-- BEGIN SOURCE DATA --

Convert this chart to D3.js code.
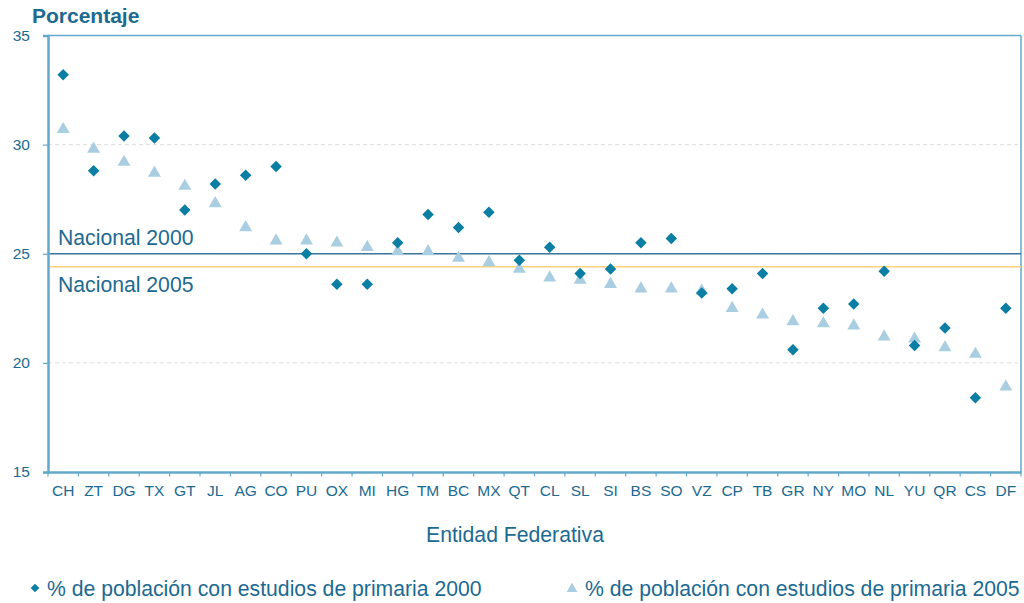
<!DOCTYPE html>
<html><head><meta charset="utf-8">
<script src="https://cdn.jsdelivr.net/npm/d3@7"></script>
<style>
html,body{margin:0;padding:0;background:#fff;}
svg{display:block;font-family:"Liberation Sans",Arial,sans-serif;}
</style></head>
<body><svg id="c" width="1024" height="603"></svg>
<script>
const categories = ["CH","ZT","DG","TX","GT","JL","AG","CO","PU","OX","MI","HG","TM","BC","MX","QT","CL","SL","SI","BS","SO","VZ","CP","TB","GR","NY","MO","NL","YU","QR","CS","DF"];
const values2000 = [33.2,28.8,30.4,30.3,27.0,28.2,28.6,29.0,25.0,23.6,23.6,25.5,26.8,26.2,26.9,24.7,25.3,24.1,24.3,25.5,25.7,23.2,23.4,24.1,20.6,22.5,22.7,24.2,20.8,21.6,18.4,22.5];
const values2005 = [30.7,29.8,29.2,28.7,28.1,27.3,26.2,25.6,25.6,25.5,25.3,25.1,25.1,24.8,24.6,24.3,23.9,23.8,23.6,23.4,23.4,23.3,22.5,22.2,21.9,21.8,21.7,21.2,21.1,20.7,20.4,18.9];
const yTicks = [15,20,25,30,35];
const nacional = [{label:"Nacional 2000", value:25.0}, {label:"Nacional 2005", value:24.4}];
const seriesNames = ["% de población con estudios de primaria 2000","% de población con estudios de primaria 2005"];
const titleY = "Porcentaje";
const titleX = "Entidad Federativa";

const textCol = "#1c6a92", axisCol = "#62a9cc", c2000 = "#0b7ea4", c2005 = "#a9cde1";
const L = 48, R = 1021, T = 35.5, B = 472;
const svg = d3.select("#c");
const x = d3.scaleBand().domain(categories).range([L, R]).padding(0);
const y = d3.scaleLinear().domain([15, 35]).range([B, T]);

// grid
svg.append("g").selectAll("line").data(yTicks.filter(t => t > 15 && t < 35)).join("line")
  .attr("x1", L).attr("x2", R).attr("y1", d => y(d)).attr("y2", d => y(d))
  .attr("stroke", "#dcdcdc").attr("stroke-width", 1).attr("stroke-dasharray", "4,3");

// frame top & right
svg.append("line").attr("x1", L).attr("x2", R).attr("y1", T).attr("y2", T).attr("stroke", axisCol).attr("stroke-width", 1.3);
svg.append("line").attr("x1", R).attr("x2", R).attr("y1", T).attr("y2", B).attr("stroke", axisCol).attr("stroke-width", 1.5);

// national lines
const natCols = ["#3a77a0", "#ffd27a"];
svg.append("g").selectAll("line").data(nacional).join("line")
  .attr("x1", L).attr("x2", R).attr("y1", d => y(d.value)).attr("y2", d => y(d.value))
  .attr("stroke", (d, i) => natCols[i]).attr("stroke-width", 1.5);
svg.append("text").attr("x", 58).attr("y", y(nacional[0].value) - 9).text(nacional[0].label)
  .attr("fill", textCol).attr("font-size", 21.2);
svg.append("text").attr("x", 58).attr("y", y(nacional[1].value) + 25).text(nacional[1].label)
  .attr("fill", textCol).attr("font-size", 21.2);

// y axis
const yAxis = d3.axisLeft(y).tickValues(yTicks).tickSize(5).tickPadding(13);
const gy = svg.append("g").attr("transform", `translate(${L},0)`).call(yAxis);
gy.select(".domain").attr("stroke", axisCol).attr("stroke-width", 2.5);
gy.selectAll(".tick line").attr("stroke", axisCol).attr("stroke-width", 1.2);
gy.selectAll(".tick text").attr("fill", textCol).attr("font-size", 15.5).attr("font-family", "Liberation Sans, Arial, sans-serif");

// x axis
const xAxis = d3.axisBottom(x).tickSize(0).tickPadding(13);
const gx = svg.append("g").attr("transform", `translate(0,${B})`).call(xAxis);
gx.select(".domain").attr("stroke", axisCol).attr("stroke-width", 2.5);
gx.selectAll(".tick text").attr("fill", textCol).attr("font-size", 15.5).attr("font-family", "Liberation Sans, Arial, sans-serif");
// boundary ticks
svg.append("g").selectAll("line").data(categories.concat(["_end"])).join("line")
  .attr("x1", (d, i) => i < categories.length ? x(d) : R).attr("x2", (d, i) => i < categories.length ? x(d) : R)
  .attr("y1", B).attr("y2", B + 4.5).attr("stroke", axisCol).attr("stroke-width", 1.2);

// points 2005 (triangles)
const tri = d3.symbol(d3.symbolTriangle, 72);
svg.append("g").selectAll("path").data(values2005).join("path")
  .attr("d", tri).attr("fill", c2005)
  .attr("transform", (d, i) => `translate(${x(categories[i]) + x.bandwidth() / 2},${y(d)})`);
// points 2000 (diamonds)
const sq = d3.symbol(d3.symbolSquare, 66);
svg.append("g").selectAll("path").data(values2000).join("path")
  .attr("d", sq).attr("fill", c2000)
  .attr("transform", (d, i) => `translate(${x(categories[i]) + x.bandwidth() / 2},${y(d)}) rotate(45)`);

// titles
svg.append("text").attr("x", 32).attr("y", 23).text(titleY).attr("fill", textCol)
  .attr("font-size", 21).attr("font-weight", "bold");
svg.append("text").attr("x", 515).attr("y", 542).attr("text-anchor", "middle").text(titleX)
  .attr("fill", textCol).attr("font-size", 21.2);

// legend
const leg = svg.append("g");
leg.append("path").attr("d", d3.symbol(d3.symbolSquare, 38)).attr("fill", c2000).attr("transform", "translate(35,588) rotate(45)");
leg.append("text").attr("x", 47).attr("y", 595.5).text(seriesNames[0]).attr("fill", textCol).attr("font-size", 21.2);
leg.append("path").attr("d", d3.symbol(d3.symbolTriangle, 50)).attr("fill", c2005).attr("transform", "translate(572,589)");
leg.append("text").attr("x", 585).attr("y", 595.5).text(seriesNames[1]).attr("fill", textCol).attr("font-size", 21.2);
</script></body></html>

-- END SOURCE DATA --

TASK STATEMENT: Repeat the listing in full and exactly. Leave any pictures out.

TASK RESULT:
Convert this chart to D3.js code.
<!DOCTYPE html>
<html><head><meta charset="utf-8">
<script src="https://cdn.jsdelivr.net/npm/d3@7"></script>
<style>
html,body{margin:0;padding:0;background:#fff;}
svg{display:block;font-family:"Liberation Sans",Arial,sans-serif;}
</style></head>
<body><svg id="c" width="1024" height="603"></svg>
<script>
const categories = ["CH","ZT","DG","TX","GT","JL","AG","CO","PU","OX","MI","HG","TM","BC","MX","QT","CL","SL","SI","BS","SO","VZ","CP","TB","GR","NY","MO","NL","YU","QR","CS","DF"];
const values2000 = [33.2,28.8,30.4,30.3,27.0,28.2,28.6,29.0,25.0,23.6,23.6,25.5,26.8,26.2,26.9,24.7,25.3,24.1,24.3,25.5,25.7,23.2,23.4,24.1,20.6,22.5,22.7,24.2,20.8,21.6,18.4,22.5];
const values2005 = [30.7,29.8,29.2,28.7,28.1,27.3,26.2,25.6,25.6,25.5,25.3,25.1,25.1,24.8,24.6,24.3,23.9,23.8,23.6,23.4,23.4,23.3,22.5,22.2,21.9,21.8,21.7,21.2,21.1,20.7,20.4,18.9];
const yTicks = [15,20,25,30,35];
const nacional = [{label:"Nacional 2000", value:25.0}, {label:"Nacional 2005", value:24.4}];
const seriesNames = ["% de población con estudios de primaria 2000","% de población con estudios de primaria 2005"];
const titleY = "Porcentaje";
const titleX = "Entidad Federativa";

const textCol = "#1c6a92", axisCol = "#62a9cc", c2000 = "#0b7ea4", c2005 = "#a9cde1";
const L = 48, R = 1021, T = 35.5, B = 472;
const svg = d3.select("#c");
const x = d3.scaleBand().domain(categories).range([L, R]).padding(0);
const y = d3.scaleLinear().domain([15, 35]).range([B, T]);

// grid
svg.append("g").selectAll("line").data(yTicks.filter(t => t > 15 && t < 35)).join("line")
  .attr("x1", L).attr("x2", R).attr("y1", d => y(d)).attr("y2", d => y(d))
  .attr("stroke", "#dcdcdc").attr("stroke-width", 1).attr("stroke-dasharray", "4,3");

// frame top & right
svg.append("line").attr("x1", L).attr("x2", R).attr("y1", T).attr("y2", T).attr("stroke", axisCol).attr("stroke-width", 1.3);
svg.append("line").attr("x1", R).attr("x2", R).attr("y1", T).attr("y2", B).attr("stroke", axisCol).attr("stroke-width", 1.5);

// national lines
const natCols = ["#3a77a0", "#ffd27a"];
svg.append("g").selectAll("line").data(nacional).join("line")
  .attr("x1", L).attr("x2", R).attr("y1", d => y(d.value)).attr("y2", d => y(d.value))
  .attr("stroke", (d, i) => natCols[i]).attr("stroke-width", 1.5);
svg.append("text").attr("x", 58).attr("y", y(nacional[0].value) - 9).text(nacional[0].label)
  .attr("fill", textCol).attr("font-size", 21.2);
svg.append("text").attr("x", 58).attr("y", y(nacional[1].value) + 25).text(nacional[1].label)
  .attr("fill", textCol).attr("font-size", 21.2);

// y axis
const yAxis = d3.axisLeft(y).tickValues(yTicks).tickSize(5).tickPadding(13);
const gy = svg.append("g").attr("transform", `translate(${L},0)`).call(yAxis);
gy.select(".domain").attr("stroke", axisCol).attr("stroke-width", 2.5);
gy.selectAll(".tick line").attr("stroke", axisCol).attr("stroke-width", 1.2);
gy.selectAll(".tick text").attr("fill", textCol).attr("font-size", 15.5).attr("font-family", "Liberation Sans, Arial, sans-serif");

// x axis
const xAxis = d3.axisBottom(x).tickSize(0).tickPadding(13);
const gx = svg.append("g").attr("transform", `translate(0,${B})`).call(xAxis);
gx.select(".domain").attr("stroke", axisCol).attr("stroke-width", 2.5);
gx.selectAll(".tick text").attr("fill", textCol).attr("font-size", 15.5).attr("font-family", "Liberation Sans, Arial, sans-serif");
// boundary ticks
svg.append("g").selectAll("line").data(categories.concat(["_end"])).join("line")
  .attr("x1", (d, i) => i < categories.length ? x(d) : R).attr("x2", (d, i) => i < categories.length ? x(d) : R)
  .attr("y1", B).attr("y2", B + 4.5).attr("stroke", axisCol).attr("stroke-width", 1.2);

// points 2005 (triangles)
const tri = d3.symbol(d3.symbolTriangle, 72);
svg.append("g").selectAll("path").data(values2005).join("path")
  .attr("d", tri).attr("fill", c2005)
  .attr("transform", (d, i) => `translate(${x(categories[i]) + x.bandwidth() / 2},${y(d)})`);
// points 2000 (diamonds)
const sq = d3.symbol(d3.symbolSquare, 66);
svg.append("g").selectAll("path").data(values2000).join("path")
  .attr("d", sq).attr("fill", c2000)
  .attr("transform", (d, i) => `translate(${x(categories[i]) + x.bandwidth() / 2},${y(d)}) rotate(45)`);

// titles
svg.append("text").attr("x", 32).attr("y", 23).text(titleY).attr("fill", textCol)
  .attr("font-size", 21).attr("font-weight", "bold");
svg.append("text").attr("x", 515).attr("y", 542).attr("text-anchor", "middle").text(titleX)
  .attr("fill", textCol).attr("font-size", 21.2);

// legend
const leg = svg.append("g");
leg.append("path").attr("d", d3.symbol(d3.symbolSquare, 38)).attr("fill", c2000).attr("transform", "translate(35,588) rotate(45)");
leg.append("text").attr("x", 47).attr("y", 595.5).text(seriesNames[0]).attr("fill", textCol).attr("font-size", 21.2);
leg.append("path").attr("d", d3.symbol(d3.symbolTriangle, 50)).attr("fill", c2005).attr("transform", "translate(572,589)");
leg.append("text").attr("x", 585).attr("y", 595.5).text(seriesNames[1]).attr("fill", textCol).attr("font-size", 21.2);
</script></body></html>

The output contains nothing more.